Search code examples
asp.nethtmlrelative-pathabsolute-path

Relative to absolute paths in HTML


I need to create a newsletters by URL. To do that, I:

  1. Create a WebClient.
  2. Use WebClient's method DownloadData to get a source of page in byte array;
  3. Get string from the source-html byte array and set it to the newsletter content.

However, I have some troubles with paths.
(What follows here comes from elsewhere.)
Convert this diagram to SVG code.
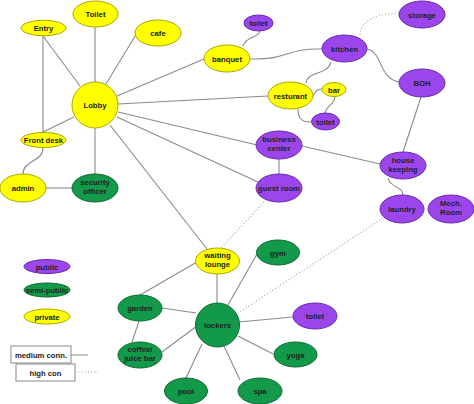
<svg xmlns="http://www.w3.org/2000/svg" width="474" height="404" viewBox="0 0 474 404">
<style>
.y{fill:#ffff00;stroke:#a8a800;stroke-width:1}
.p{fill:#9b45ec;stroke:#6a2aa8;stroke-width:1}
.g{fill:#13994a;stroke:#0b6a32;stroke-width:1}
text{font-family:"Liberation Sans",Arial,sans-serif;font-size:7.7px;font-weight:bold;fill:#222;text-anchor:middle}
.c path,.c line{stroke:#8a8a8a;stroke-width:1.1;fill:none}
.c .d{stroke:#b0b0b0;stroke-dasharray:1.2 2}
.box{fill:#fff;stroke:#8a8a8a;stroke-width:1}
</style>
<rect width="474" height="404" fill="#fff"/>
<g class="c" id="connectors">
<line x1="43" y1="36" x2="80" y2="86"/>
<line x1="43" y1="36" x2="43" y2="133"/>
<line x1="95" y1="27" x2="95" y2="82"/>
<line x1="137" y1="33" x2="106" y2="84"/>
<line x1="204" y1="59" x2="117" y2="96"/>
<line x1="118" y1="104" x2="268" y2="96"/>
<line x1="118" y1="112" x2="257" y2="145"/>
<line x1="117" y1="117" x2="258" y2="182"/>
<line x1="110" y1="125" x2="207" y2="249"/>
<line x1="74" y1="117" x2="43" y2="132"/>
<line x1="95" y1="128" x2="95" y2="174"/>
<path d="M43,148 C43,162 23,160 23,174"/>
<line x1="46" y1="188" x2="72" y2="188"/>
<path d="M243,46 C246,36 259,38 260,31"/>
<path d="M250,59 C290,60 285,48 322,49"/>
<path d="M331,62 C327,76 308,70 306,83"/>
<path d="M367,49 C383,52 378,78 399,82"/>
<path class="d" d="M360,35 C360,18 385,12 399,14"/>
<path d="M313,96 C316,90 318,89 322,89"/>
<path d="M298,109 C298,120 303,122 311,122"/>
<path d="M335,97 C334,106 325,106 325,114"/>
<line x1="279" y1="159" x2="279" y2="174"/>
<line x1="302" y1="146" x2="380" y2="164"/>
<line x1="421" y1="97" x2="403" y2="152"/>
<path d="M388,178 C390,188 403,186 403,195"/>
<line class="d" x1="264" y1="202" x2="221" y2="248"/>
<line class="d" x1="383" y1="218" x2="238" y2="313"/>
<line x1="197" y1="262" x2="140" y2="295"/>
<line x1="217" y1="274" x2="217" y2="303"/>
<line x1="162" y1="308" x2="196" y2="313"/>
<line x1="139" y1="321" x2="132" y2="342"/>
<line x1="162" y1="352" x2="197" y2="326"/>
<line x1="202" y1="344" x2="186" y2="378"/>
<line x1="224" y1="346" x2="240" y2="380"/>
<line x1="238" y1="336" x2="273" y2="354"/>
<line x1="239" y1="322" x2="293" y2="317"/>
<line x1="228" y1="305" x2="257" y2="254"/>
</g>
<g id="toilet1"><ellipse class="y" cx="95.5" cy="14" rx="22.5" ry="13"/><text x="95.5" y="17">Toilet</text></g>
<g id="entry"><ellipse class="y" cx="43.5" cy="28" rx="22.5" ry="7.7"/><text x="43.5" y="31">Entry</text></g>
<g id="cafe"><ellipse class="y" cx="158" cy="33" rx="23" ry="13"/><text x="158" y="36">cafe</text></g>
<g id="banquet"><ellipse class="y" cx="227" cy="58.5" rx="23" ry="13.5"/><text x="227" y="61.5">banquet</text></g>
<g id="lobby"><circle class="y" cx="95" cy="105" r="23"/><text x="95" y="108">Lobby</text></g>
<g id="frontdesk"><ellipse class="y" cx="43.5" cy="140" rx="22.5" ry="7.5"/><text x="43.5" y="143">Front desk</text></g>
<g id="admin"><ellipse class="y" cx="23" cy="188" rx="23" ry="14"/><text x="23" y="191">admin</text></g>
<g id="security"><ellipse class="g" cx="95" cy="188" rx="23" ry="14"/><text x="95" y="185">security</text><text x="95" y="194">officer</text></g>
<g id="toilet2"><ellipse class="p" cx="258.5" cy="23" rx="14.5" ry="8"/><text x="258.5" y="26">toilet</text></g>
<g id="kitchen"><ellipse class="p" cx="344.5" cy="48.5" rx="22.5" ry="13.5"/><text x="344.5" y="51.5">kitchen</text></g>
<g id="storage"><ellipse class="p" cx="422" cy="14.5" rx="23" ry="13.5"/><text x="422" y="17.5">storage</text></g>
<g id="boh"><ellipse class="p" cx="422" cy="83" rx="23" ry="14"/><text x="422" y="86">BOH</text></g>
<g id="resturant"><ellipse class="y" cx="290.5" cy="95.5" rx="22.5" ry="13.5"/><text x="290.5" y="98.5">resturant</text></g>
<g id="bar"><ellipse class="y" cx="334" cy="89.5" rx="12" ry="7"/><text x="334" y="92.5">bar</text></g>
<g id="toilet3"><ellipse class="p" cx="325.5" cy="121.5" rx="14" ry="8.5"/><text x="325.5" y="124.5">toilet</text></g>
<g id="business"><ellipse class="p" cx="279" cy="145" rx="23" ry="14"/><text x="279" y="142">business</text><text x="279" y="151">center</text></g>
<g id="guestroom"><ellipse class="p" cx="279" cy="188" rx="23" ry="14"/><text x="279" y="191">guest room</text></g>
<g id="housekeeping"><ellipse class="p" cx="403" cy="165.5" rx="23" ry="13.5"/><text x="403" y="162.5">house</text><text x="403" y="171.5">keeping</text></g>
<g id="laundry"><ellipse class="p" cx="402" cy="209" rx="22" ry="14"/><text x="402" y="212">laundry</text></g>
<g id="mech"><ellipse class="p" cx="451" cy="209" rx="23" ry="14"/><text x="451" y="206">Mech.</text><text x="451" y="215">Room</text></g>
<g id="waiting"><ellipse class="y" cx="217.5" cy="261" rx="22" ry="13"/><text x="217.5" y="258">waiting</text><text x="217.5" y="267">lounge</text></g>
<g id="gym"><ellipse class="g" cx="278" cy="252.5" rx="21.5" ry="12.5"/><text x="278" y="255.5">gym</text></g>
<g id="garden"><ellipse class="g" cx="140" cy="308" rx="22" ry="13"/><text x="140" y="311">garden</text></g>
<g id="lockers"><circle class="g" cx="217.5" cy="325" r="22"/><text x="217.5" y="328">lockers</text></g>
<g id="toilet4"><ellipse class="p" cx="315" cy="316" rx="22" ry="13"/><text x="315" y="319">toilet</text></g>
<g id="coffee"><ellipse class="g" cx="140" cy="355" rx="22" ry="13"/><text x="140" y="352">coffee/</text><text x="140" y="361">juice bar</text></g>
<g id="yoga"><ellipse class="g" cx="295.5" cy="354.5" rx="21.5" ry="12.5"/><text x="295.5" y="357.5">yoga</text></g>
<g id="pool"><ellipse class="g" cx="186" cy="391" rx="21.5" ry="13"/><text x="186" y="394">pool</text></g>
<g id="spa"><ellipse class="g" cx="260" cy="391" rx="22" ry="13"/><text x="260" y="394">spa</text></g>
<g id="legend">
<ellipse class="p" cx="47" cy="266.5" rx="23" ry="7"/><text x="47" y="269.5">public</text>
<ellipse class="g" cx="47" cy="290" rx="23" ry="7"/><text x="47" y="293">semi-public</text>
<ellipse class="y" cx="47" cy="316.5" rx="23" ry="7.5"/><text x="47" y="319.5">private</text>
<rect class="box" x="11" y="346" width="60" height="17"/><text x="41" y="357.5">medium conn.</text>
<line x1="71" y1="355" x2="88" y2="355" stroke="#8a8a8a" stroke-width="1"/>
<rect class="box" x="16" y="364" width="59" height="17"/><text x="45.5" y="375.5">high con</text>
<line x1="75" y1="372" x2="98" y2="372" stroke="#b0b0b0" stroke-width="1" stroke-dasharray="1.2 2"/>
</g>
</svg>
All elements' sources were relative (/img/welcome.png) but I need an absolute one, like http://www.example.com/img/welcome.png.

How can I do this?


Solution

  • One of the possible ways to resolve this task is the use the HtmlAgilityPack library.

    Some example (fix links):

    WebClient client = new WebClient();
    byte[] requestHTML = client.DownloadData(sourceUrl);
    string sourceHTML = new UTF8Encoding().GetString(requestHTML);
    
    HtmlDocument htmlDoc = new HtmlDocument();
    htmlDoc.LoadHtml(sourceHTML);
    
    foreach (HtmlNode link in htmlDoc.DocumentNode.SelectNodes("//a[@href]"))
    {
        if (!string.IsNullOrEmpty(link.Attributes["href"].Value))
        {
            HtmlAttribute att = link.Attributes["href"];
            att.Value = this.AbsoluteUrlByRelative(att.Value);
        }
    }